··· Supplied material ···

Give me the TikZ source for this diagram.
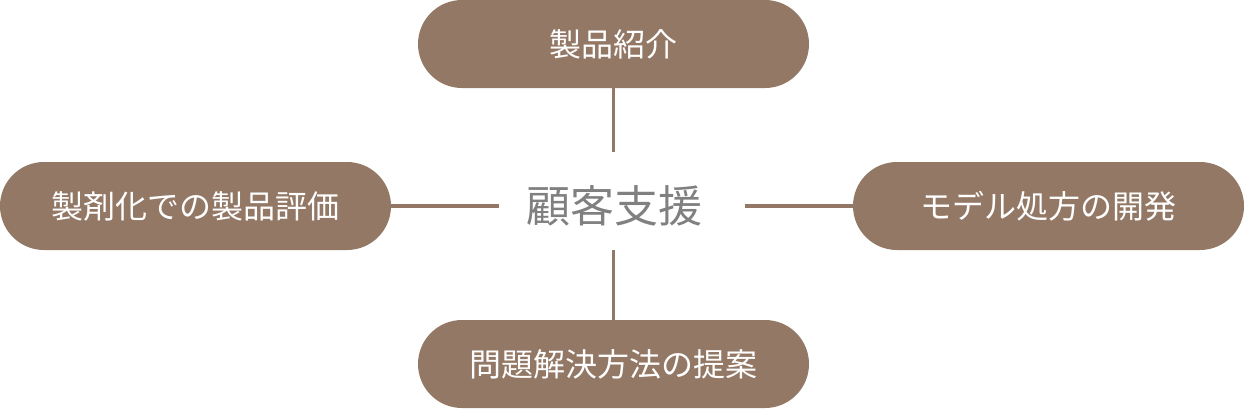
\documentclass[tikz,border=0pt]{standalone}
\usepackage{fontspec}
\newfontfamily\cjk{Noto Sans CJK JP}
\definecolor{brn}{HTML}{937866}
\definecolor{gry}{HTML}{808080}
\begin{document}
\begin{tikzpicture}[x=1pt,y=-1pt,
  pill/.style={fill=brn, draw=none, rounded corners=44pt, minimum width=391pt, minimum height=88pt, inner sep=0pt, text=white, font=\cjk\fontsize{32}{36}\selectfont},
  link/.style={draw=brn, line width=3.5pt}]
\useasboundingbox (0,0) rectangle (1244,408);
\node[pill] (top) at (613.5,44) {製品紹介};
\node[pill] (left) at (195.5,206) {製剤化での製品評価};
\node[pill] (right) at (1048.5,206) {モデル処方の開発};
\node[pill] (bottom) at (613.5,364) {問題解決方法の提案};
\node[text=gry, font=\cjk\fontsize{44}{50}\selectfont, inner sep=0pt] (center) at (614,206) {顧客支援};
\coordinate (ct) at (613.5,152);
\coordinate (cb) at (613.5,250);
\coordinate (cl) at (499,206);
\coordinate (cr) at (745,206);
\draw[link] (top.south) -- (ct);
\draw[link] (bottom.north) -- (cb);
\draw[link] (left.east) -- (cl);
\draw[link] (right.west) -- (cr);
\end{tikzpicture}
\end{document}
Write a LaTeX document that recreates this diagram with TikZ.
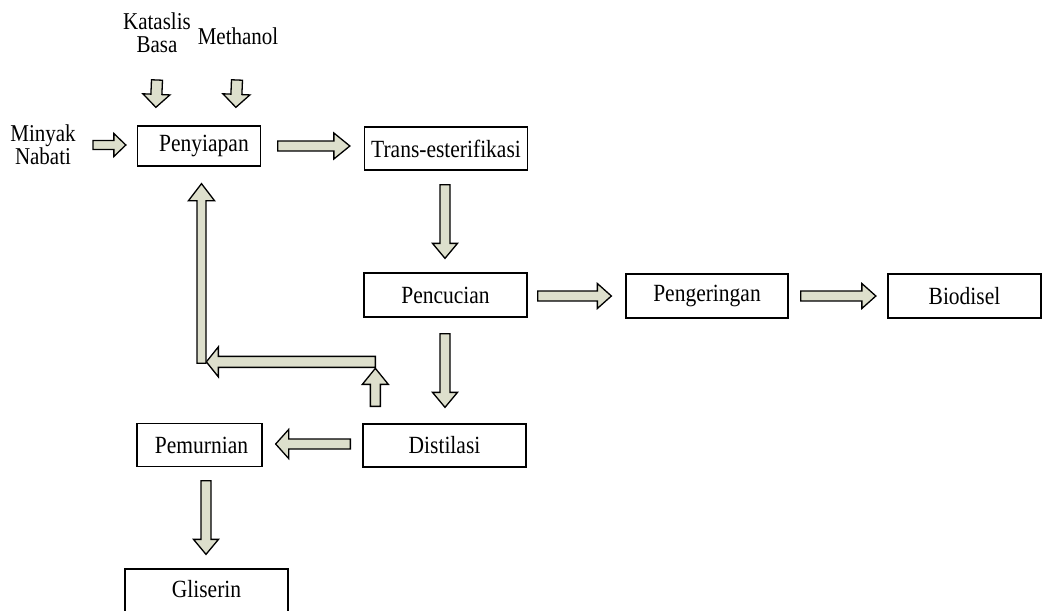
\documentclass[tikz,border=0pt]{standalone}
\usepackage{fontspec}
\setmainfont{Liberation Serif}
\usetikzlibrary{calc}
\definecolor{arrowfill}{RGB}{221,223,204}
\newcommand\tallt[1]{\scalebox{1}[1.15]{#1}}
\tikzset{
  procbox/.style={draw=black, line width=1.3pt, fill=white, inner sep=0pt,
    font=\fontsize{21.5}{24}\selectfont},
  lbl/.style={inner sep=0pt, align=center, font=\fontsize{21}{20}\selectfont,
    yscale=1.15, transform shape},
  blockarrow/.style={draw=black, line width=1.3pt, fill=arrowfill, line join=miter}
}
% #1 start, #2 tip, #3 shaft half width, #4 head half width, #5 head length
\newcommand\barrow[5]{%
  \coordinate (ba-s) at #1;
  \coordinate (ba-t) at #2;
  \coordinate (ba-h) at ($(ba-t)!#5!(ba-s)$);
  \draw[blockarrow] ($(ba-s)!#3!-90:(ba-t)$) -- ($(ba-h)!#3!90:(ba-s)$)
    -- ($(ba-h)!#4!90:(ba-s)$) -- (ba-t) -- ($(ba-h)!#4!-90:(ba-s)$)
    -- ($(ba-h)!#3!-90:(ba-s)$) -- ($(ba-s)!#3!90:(ba-t)$) -- cycle;
}
\begin{document}
\begin{tikzpicture}[x=1pt,y=-1pt]
\useasboundingbox (0,0) rectangle (1043,610);
\clip (0,0) rectangle (1043,610);

% process boxes
\node[procbox, minimum width=123pt, minimum height=40pt] (peny)  at (199,146)   {\hspace*{10pt}\tallt{Penyiapan}};
\node[procbox, minimum width=163pt, minimum height=43pt] (trans) at (446,148.5) {\tallt{Trans-esterifikasi}};
\node[procbox, minimum width=163pt, minimum height=44pt] (penc)  at (445.5,295) {\tallt{Pencucian}};
\node[procbox, minimum width=162pt, minimum height=44pt] (peng)  at (707,296)   {\tallt{Pengeringan}};
\node[procbox, minimum width=153pt, minimum height=44pt] (bio)   at (964.5,296) {\tallt{Biodisel}};
\node[procbox, minimum width=163pt, minimum height=43pt] (dist)  at (444.5,445.5) {\tallt{Distilasi}};
\node[procbox, minimum width=125pt, minimum height=43pt] (pemu)  at (199.5,445) {\hspace*{4pt}\tallt{Pemurnian}};
\node[procbox, minimum width=163pt, minimum height=52pt, text depth=13pt] (glis) at (206.5,595) {\tallt{Gliserin}};

% input labels
\node[lbl] (kat)  at (157,33)  {Kataslis\\Basa};
\node[lbl] (meth) at (238,36)  {Methanol};
\node[lbl] (miny) at (43,145)  {Minyak\\Nabati};

% block arrows
\barrow{(93,145)}{($(peny.west)+(-11,-1)$)}{4.5pt}{11.5pt}{12pt}
\barrow{(157,80)}{($(peny.north west)+(19,-18)$)}{5.5pt}{13.5pt}{13pt}
\barrow{(237,80)}{($(peny.north west)+(99,-18)$)}{5.5pt}{13.5pt}{13pt}
\barrow{($(peny.east)+(16.5,0)$)}{($(trans.west)+(-14,-2.5)$)}{5pt}{13pt}{16pt}
\barrow{($(trans.south)+(-1,14)$)}{($(penc.north)+(-0.5,-14)$)}{5pt}{12.5pt}{15pt}
\barrow{($(penc.east)+(10,1)$)}{($(peng.west)+(-14,0)$)}{5pt}{12.5pt}{14pt}
\barrow{($(peng.east)+(12,0)$)}{($(bio.west)+(-11.5,0)$)}{5pt}{12.5pt}{14pt}
\barrow{($(penc.south)+(-0.5,16)$)}{($(dist.north)+(0.5,-16)$)}{5pt}{12.5pt}{15pt}
\barrow{($(dist.west)+(-12,-1.5)$)}{($(pemu.east)+(13,-1)$)}{5pt}{14.5pt}{13pt}
\barrow{($(pemu.south)+(6.5,13.5)$)}{($(glis.north)+(-0.5,-14)$)}{5pt}{12.5pt}{15pt}
% recycle arrows from Distilasi back to Penyiapan
\coordinate (rc1) at ($(dist.north west)+(13,-17)$);
\coordinate (rc2) at ($(dist.north west)+(13,-61.5)$);
\coordinate (rc3) at ($(peny.south)+(2.5,196.5)$);
\barrow{(rc1)}{($(rc1)+(0,-38)$)}{5pt}{13pt}{16pt}
\barrow{(rc2)}{($(rc2)+(-169,0)$)}{5.5pt}{15pt}{12pt}
\barrow{(rc3)}{($(peny.south)+(2.5,17)$)}{4.5pt}{13pt}{17pt}
\end{tikzpicture}
\end{document}
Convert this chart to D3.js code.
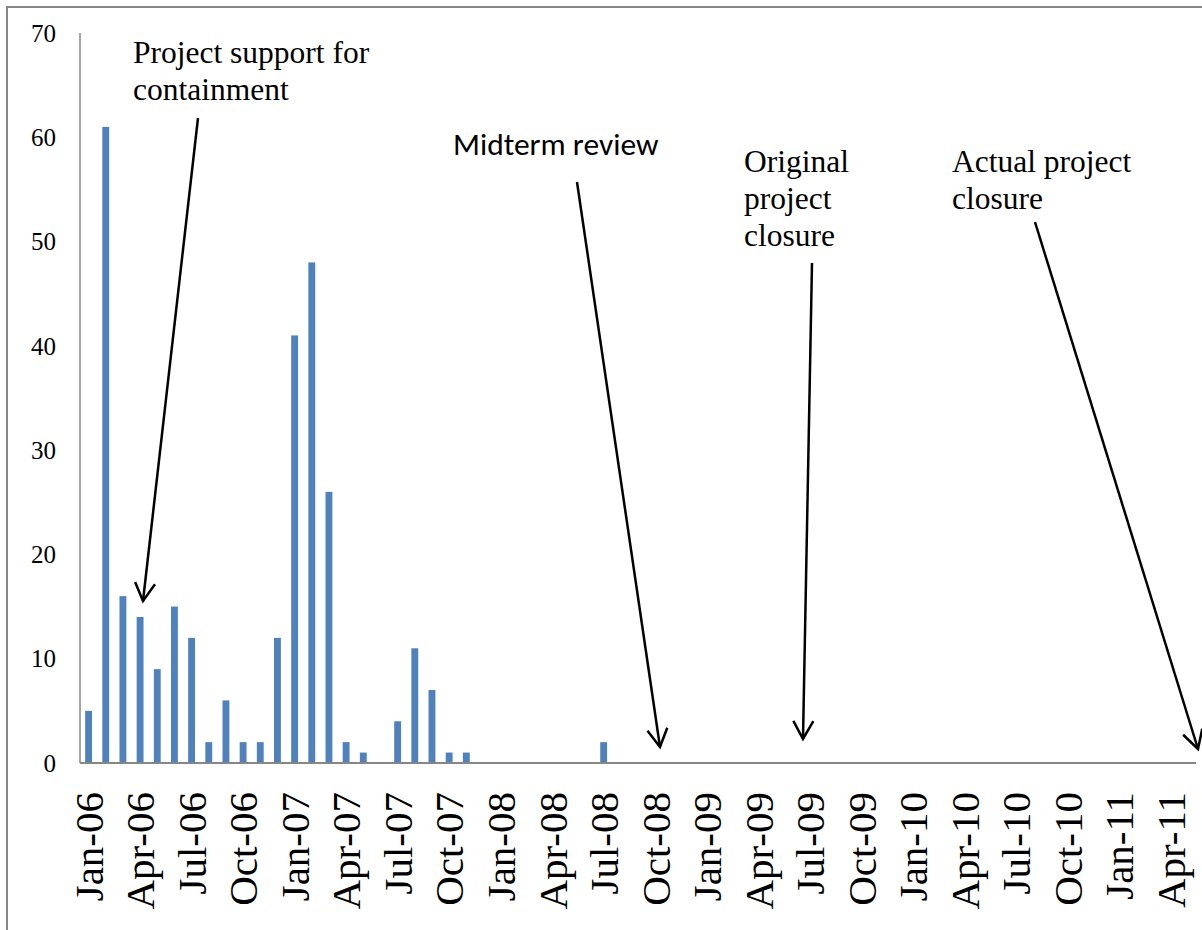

···

* Exercise instructions:
Copy the data exactly. Any picture it contains is to be omitted.

* Full answer:
Give me the TikZ source for this diagram.
\documentclass[tikz,border=0pt]{standalone}
\usepackage{fontspec}
\newfontfamily\cjk{Noto Sans CJK JP}
\definecolor{brn}{HTML}{937866}
\definecolor{gry}{HTML}{808080}
\begin{document}
\begin{tikzpicture}[x=1pt,y=-1pt,
  pill/.style={fill=brn, draw=none, rounded corners=44pt, minimum width=391pt, minimum height=88pt, inner sep=0pt, text=white, font=\cjk\fontsize{32}{36}\selectfont},
  link/.style={draw=brn, line width=3.5pt}]
\useasboundingbox (0,0) rectangle (1244,408);
\node[pill] (top) at (613.5,44) {製品紹介};
\node[pill] (left) at (195.5,206) {製剤化での製品評価};
\node[pill] (right) at (1048.5,206) {モデル処方の開発};
\node[pill] (bottom) at (613.5,364) {問題解決方法の提案};
\node[text=gry, font=\cjk\fontsize{44}{50}\selectfont, inner sep=0pt] (center) at (614,206) {顧客支援};
\coordinate (ct) at (613.5,152);
\coordinate (cb) at (613.5,250);
\coordinate (cl) at (499,206);
\coordinate (cr) at (745,206);
\draw[link] (top.south) -- (ct);
\draw[link] (bottom.north) -- (cb);
\draw[link] (left.east) -- (cl);
\draw[link] (right.west) -- (cr);
\end{tikzpicture}
\end{document}
Write a LaTeX document that recreates this diagram with TikZ.
\documentclass[tikz,border=0pt]{standalone}
\usepackage{fontspec}
\setmainfont{Liberation Serif}
\usetikzlibrary{calc}
\definecolor{arrowfill}{RGB}{221,223,204}
\newcommand\tallt[1]{\scalebox{1}[1.15]{#1}}
\tikzset{
  procbox/.style={draw=black, line width=1.3pt, fill=white, inner sep=0pt,
    font=\fontsize{21.5}{24}\selectfont},
  lbl/.style={inner sep=0pt, align=center, font=\fontsize{21}{20}\selectfont,
    yscale=1.15, transform shape},
  blockarrow/.style={draw=black, line width=1.3pt, fill=arrowfill, line join=miter}
}
% #1 start, #2 tip, #3 shaft half width, #4 head half width, #5 head length
\newcommand\barrow[5]{%
  \coordinate (ba-s) at #1;
  \coordinate (ba-t) at #2;
  \coordinate (ba-h) at ($(ba-t)!#5!(ba-s)$);
  \draw[blockarrow] ($(ba-s)!#3!-90:(ba-t)$) -- ($(ba-h)!#3!90:(ba-s)$)
    -- ($(ba-h)!#4!90:(ba-s)$) -- (ba-t) -- ($(ba-h)!#4!-90:(ba-s)$)
    -- ($(ba-h)!#3!-90:(ba-s)$) -- ($(ba-s)!#3!90:(ba-t)$) -- cycle;
}
\begin{document}
\begin{tikzpicture}[x=1pt,y=-1pt]
\useasboundingbox (0,0) rectangle (1043,610);
\clip (0,0) rectangle (1043,610);

% process boxes
\node[procbox, minimum width=123pt, minimum height=40pt] (peny)  at (199,146)   {\hspace*{10pt}\tallt{Penyiapan}};
\node[procbox, minimum width=163pt, minimum height=43pt] (trans) at (446,148.5) {\tallt{Trans-esterifikasi}};
\node[procbox, minimum width=163pt, minimum height=44pt] (penc)  at (445.5,295) {\tallt{Pencucian}};
\node[procbox, minimum width=162pt, minimum height=44pt] (peng)  at (707,296)   {\tallt{Pengeringan}};
\node[procbox, minimum width=153pt, minimum height=44pt] (bio)   at (964.5,296) {\tallt{Biodisel}};
\node[procbox, minimum width=163pt, minimum height=43pt] (dist)  at (444.5,445.5) {\tallt{Distilasi}};
\node[procbox, minimum width=125pt, minimum height=43pt] (pemu)  at (199.5,445) {\hspace*{4pt}\tallt{Pemurnian}};
\node[procbox, minimum width=163pt, minimum height=52pt, text depth=13pt] (glis) at (206.5,595) {\tallt{Gliserin}};

% input labels
\node[lbl] (kat)  at (157,33)  {Kataslis\\Basa};
\node[lbl] (meth) at (238,36)  {Methanol};
\node[lbl] (miny) at (43,145)  {Minyak\\Nabati};

% block arrows
\barrow{(93,145)}{($(peny.west)+(-11,-1)$)}{4.5pt}{11.5pt}{12pt}
\barrow{(157,80)}{($(peny.north west)+(19,-18)$)}{5.5pt}{13.5pt}{13pt}
\barrow{(237,80)}{($(peny.north west)+(99,-18)$)}{5.5pt}{13.5pt}{13pt}
\barrow{($(peny.east)+(16.5,0)$)}{($(trans.west)+(-14,-2.5)$)}{5pt}{13pt}{16pt}
\barrow{($(trans.south)+(-1,14)$)}{($(penc.north)+(-0.5,-14)$)}{5pt}{12.5pt}{15pt}
\barrow{($(penc.east)+(10,1)$)}{($(peng.west)+(-14,0)$)}{5pt}{12.5pt}{14pt}
\barrow{($(peng.east)+(12,0)$)}{($(bio.west)+(-11.5,0)$)}{5pt}{12.5pt}{14pt}
\barrow{($(penc.south)+(-0.5,16)$)}{($(dist.north)+(0.5,-16)$)}{5pt}{12.5pt}{15pt}
\barrow{($(dist.west)+(-12,-1.5)$)}{($(pemu.east)+(13,-1)$)}{5pt}{14.5pt}{13pt}
\barrow{($(pemu.south)+(6.5,13.5)$)}{($(glis.north)+(-0.5,-14)$)}{5pt}{12.5pt}{15pt}
% recycle arrows from Distilasi back to Penyiapan
\coordinate (rc1) at ($(dist.north west)+(13,-17)$);
\coordinate (rc2) at ($(dist.north west)+(13,-61.5)$);
\coordinate (rc3) at ($(peny.south)+(2.5,196.5)$);
\barrow{(rc1)}{($(rc1)+(0,-38)$)}{5pt}{13pt}{16pt}
\barrow{(rc2)}{($(rc2)+(-169,0)$)}{5.5pt}{15pt}{12pt}
\barrow{(rc3)}{($(peny.south)+(2.5,17)$)}{4.5pt}{13pt}{17pt}
\end{tikzpicture}
\end{document}
Convert this chart to D3.js code.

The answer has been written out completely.